The physical damage that war entails results in the destruction of capital, and the only "good" that results from war is if the government obtains whatever goal it set forth in making it. If indeed, the destruction of infrastructure and war were beneficial to the economy, why not just go around and randomly blow up buildings and set missiles to explode over the oceans daily? It should be clear, both from common sense and economics, that such a practice would be a colossal waste of resources and human energy.

The next economic fallacy that is often espoused in bad times is that the government can help the economy by industry bailouts and general intervention into the market. Politicians claim that a certain industry must be saved because we all need it. If the airline and vacation industries are not making profits though, that means that the resources that are used by them would be better spent elsewhere.

The beauty of the price system and profits is that they serve to measure where producers are efficiently using capital and where capital should not be used at all. By artificially supporting industries that would have otherwise liquidated a portion of their capital, the government supports the inefficient use of resources, which would have otherwise been used to better satisfy the demands of the people. Again, we must look not only at the visible effects of government intervention but at the secondary effects: where the money must come from and what it would have otherwise been used for.

The last economic fallacy is repeated not only in times of immediate crisis but at any time the economy slows down. This is that economic busts are caused by a lack of consumer confidence, or by a decrease in aggregate demand.
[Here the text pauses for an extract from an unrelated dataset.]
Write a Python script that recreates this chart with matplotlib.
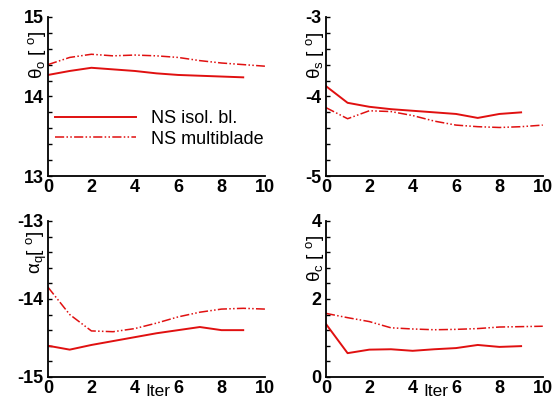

According to Keynesian theory, the trade cycle (also known as the business cycle, boom/bust cycle, etc.) is caused by the fleeting animal spirits of the general public.

Mainstream economists are often quoted as saying such silly things as "We do not want to predict an economic slowdown because that might help bring it about." Such reasoning recalls Neil Young's efforts to stop a thunderstorm during a concert on the album Live Rust: "Maybe if we all think really hard, we can make this rain go away!"

Keynesians turn to central banks to try to spur on consumer spending, while they are at a loss of words to explain in real terms why the economic slowdown has occurred. However, the origins of the trade cycle have been thoroughly explained by Ludwig von Mises and the Austrian school of economics. Although there is not enough room to go into detail of the theory here, the general principle is that central banks cause the trade cycle through their practice of dictating interest rates and inflation.

The combination of these controls results in a distortion of the planning schedules of individuals, and this leads to two things. One, resources that would have been saved to satisfy the wants of others in the future are instead transferred to present spending, and two, marginal borrowers who would not have otherwise borrowed money are impelled to enter the market under the assumption that there exists more capital than there really does. The result is a boom, but eventually the economy must adjust for the malinvestment of capital and the fact that saving has been sacrificed in favor of spending, and the result is the bust.

All three of the above fallacies are particularly pursued in times of hardship. War, when it cannot be given a moral rationalization, is given an economic rationalization. Politicians and bureaucrats decide for everyone what lines of production are most wanted and needed. The economic bust is blamed on the fickle public, and calls are made for the Fed to encourage spending.

In defending our lives from the ever-expanding reach of the government, we must also attack the fallacious economics by which statists operate. Otherwise people might start thanking the government when their house burns down, food is rationed to support the war effort, airlines are paid to fly empty planes, and credit expansion prolongs the recession.

Jacob Halbrooks is a senior majoring in electrical engineering.